L’évolution des prix reste ténue. Si en mai le rebond des prix de l’énergie a conduit à une progression mensuelle de 0,5% de l’indice des prix à la consommation, ceci est resté insuffisant à ramener le glissement annuel en territoire positif, alors que l’indice sous-jacent (hors énergie et produits alimentaires) a décéléré (à 1,7% en g.a. après 1,8% en mars et avril). Si on exclut également les charges liées à la résidence principale, l’IPC progressait de 0,7% d’un an sur l’autre en mai ; cette progression est inférieure à 1% depuis plus de deux ans. On comprend ainsi mieux les projections d’inflation des membres du FOMC. C’est très consensuellement que les membres de la Fed projettent l’inflation – au sens du déflateur de la consommation privée, ou PCE – à 1% ou moins pour cette année, alors qu’il y a trois mois, certains d’entre eux la prévoyaient à 1,5%.

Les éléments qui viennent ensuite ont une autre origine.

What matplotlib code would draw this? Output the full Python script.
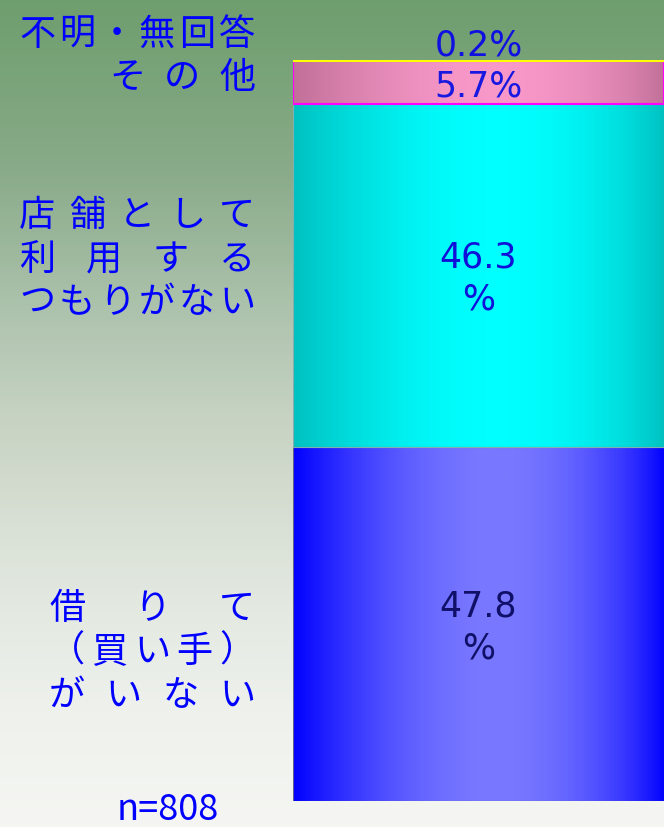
import matplotlib

matplotlib.use("Agg")
import matplotlib.pyplot as plt
import numpy as np
from matplotlib.colors import LinearSegmentedColormap

# data (bottom -> top of the stacked bar)
shares = [47.8, 46.3, 5.7, 0.2]
value_texts = ["47.8\n%", "46.3\n%", "5.7%", "0.2%"]
value_colors = ["#101068", "#1010d8", "#1818e0", "#1010e0"]
label_lines = [
    ["借りて", "（買い手）", "がいない"],
    ["店舗として", "利用する", "つもりがない"],
    [],
    [],
]
n_text = "n=808"

# horizontal gradient per segment: (edge colour, centre colour)
seg_grad = [("#0000ff", "#7878ff"), ("#00c0c0", "#00ffff"), ("#c07098", "#f898c8"), ("#ffff00", "#ffff00")]
seg_edge = ["#606090", "#80b0b0", "#ff00ff", "#ffff00"]

W, H = 664, 828
JP = ["Noto Sans CJK JP", "DejaVu Sans"]

fig = plt.figure(figsize=(W / 100, H / 100), dpi=100)

# background: vertical green -> white gradient
bg = fig.add_axes([0, 0, 1, 1])
bg_cmap = LinearSegmentedColormap.from_list("bg", [
    (0.0, "#6e9e6e"), (0.2, "#88aa88"), (0.4, "#b2c6b2"), (0.5, "#c6d2c2"),
    (0.6, "#d4dcd0"), (0.72, "#e2e8e0"), (0.86, "#eef1ec"), (1.0, "#f5f6f3")])
bg.imshow(np.linspace(0, 1, 256)[:, None], cmap=bg_cmap, aspect="auto", extent=[0, 1, 0, 1], origin="upper")
bg.set_xlim(0, 1)
bg.set_ylim(0, 1)
bg.axis("off")

# bar axes in pixel layout
x0, x1, y_bot, y_top = 293, 664, 802, 61
ax = fig.add_axes([x0 / W, (H - y_bot) / H, (x1 - x0) / W, (y_bot - y_top) / H])
ax.set_xlim(0, 1)
ax.set_ylim(0, 100)
ax.axis("off")
ax.patch.set_alpha(0)

t = np.linspace(0, 1, 400)
prof = np.sin(np.pi * np.clip(t, 0, 1) ** 1.15) ** 0.8
bottoms = np.concatenate([[0], np.cumsum(shares)[:-1]])
for i, (v, b) in enumerate(zip(shares, bottoms)):
    edge_c, mid_c = seg_grad[i]
    cm = LinearSegmentedColormap.from_list(f"s{i}", [edge_c, mid_c])
    bar = ax.bar(0.5, v, width=1.0, bottom=b, color="none", edgecolor=seg_edge[i],
                 linewidth=1.5 if i >= 2 else 0.8, zorder=3)[0]
    img = ax.imshow(prof[None, :], cmap=cm, vmin=0, vmax=1, aspect="auto",
                    extent=[0, 1, b, b + v], zorder=2, interpolation="bilinear")
    img.set_clip_path(bar)

# value labels
for i, (v, b) in enumerate(zip(shares, bottoms)):
    if i == 3:
        y = b + 2.3
    elif i == 2:
        y = b + v / 2 - 0.4
    else:
        y = b + v / 2 - 0.3
    ax.text(0.5, y, value_texts[i], ha="center", va="center", fontsize=25,
            color=value_colors[i], family="DejaVu Sans", linespacing=1.3, zorder=5)


def justified(line, left, right, y, size=26, cw=30):
    n = len(line)
    if n == 1:
        centers = [right - cw / 2]
    else:
        step = (right - left - cw) / (n - 1)
        centers = [left + cw / 2 + k * step for k in range(n)]
    for ch, cx in zip(line, centers):
        fig.text(cx / W, 1 - y / H, ch, ha="center", va="center_baseline", fontsize=size,
                 color="#0000ff", family=JP)


# category labels on the left
justified("不明・無回答", 22, 252, 31)
justified("その他", 112, 252, 74)
for line, y in zip(label_lines[1], [212, 256, 299]):
    justified(line, 22, 252, y)
for line, y in zip(label_lines[0], [605, 648, 692]):
    justified(line, 52, 252, y)

fig.text(168 / W, 1 - 810 / H, n_text, ha="center", va="center", fontsize=26,
         color="#0000ff", family=JP)

fig.savefig("out.png", dpi=100)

Suite à la contraction de l’activité au premier trimestre, les prévisions de croissance pour 2015 sont également revues en baisse (de 2,5% à 1,9% pour la prévision médiane). L’une des révisions les plus marquantes est celle du taux de chômage, qui n’avait pas été revue en hausse depuis décembre 2014. Mais c’est bien entendu le « nuage de point » (ou dot plot) qui a concentré l’attention. Et ce fameux nuage continue de se déplacer vers le bas. Si quatre membres prévoyaient un taux cible pour les fonds fédéraux (Fed Fund Target) au-dessus de 1% à la fin de 2015, il n’y en a plus aucun aujourd’hui. Le consensus se fait sur une à deux hausses de taux cette année. D’ici fin 2016, les taux seraient relevés de 100 points de base supplémentaires, et les taux directeurs finiraient 2017 à seulement 3%, soit 75 points de base de moins que la projection de décembre dernier.
Fin 2017 semble une date bien lointaine et on pourrait être tenté de l’ignorer. Cette projection est pourtant bien plus importante que la date précise de la première hausse de taux. La plupart des membres du FOMC prévoit que dans deux ans et demi les taux seront toujours sous leur niveau de moyen terme (actuellement estimé à 3,75%). C’est un message puissamment accommodant, d’autant plus que d’ici là, le taux de chômage devrait avoir évolué sous non niveau non- accélérateur des salaires (NAWRU, Non-Accelerating Wage Rate of Unemployment) pour la deuxième année consécutive.
La première hausse de taux pourrait bien intervenir cette année, avec une fenêtre en septembre. Mais il n’est pas possible d’en être certain. La dépendance des décisions à l’évolution conjoncturelle n’est pas une promesse en l’air : la Fed est très sérieuse à ce sujet. Si aucune certitude n’est permise sur cette question, il est pourtant possible d’affirmer que la Fed va bien contribuer de soutenir la reprise pour longtemps. C’est ce message qui importe, et ce n’est pas une fois, même pas deux mais trois fois que Janet Yellen l’a répété.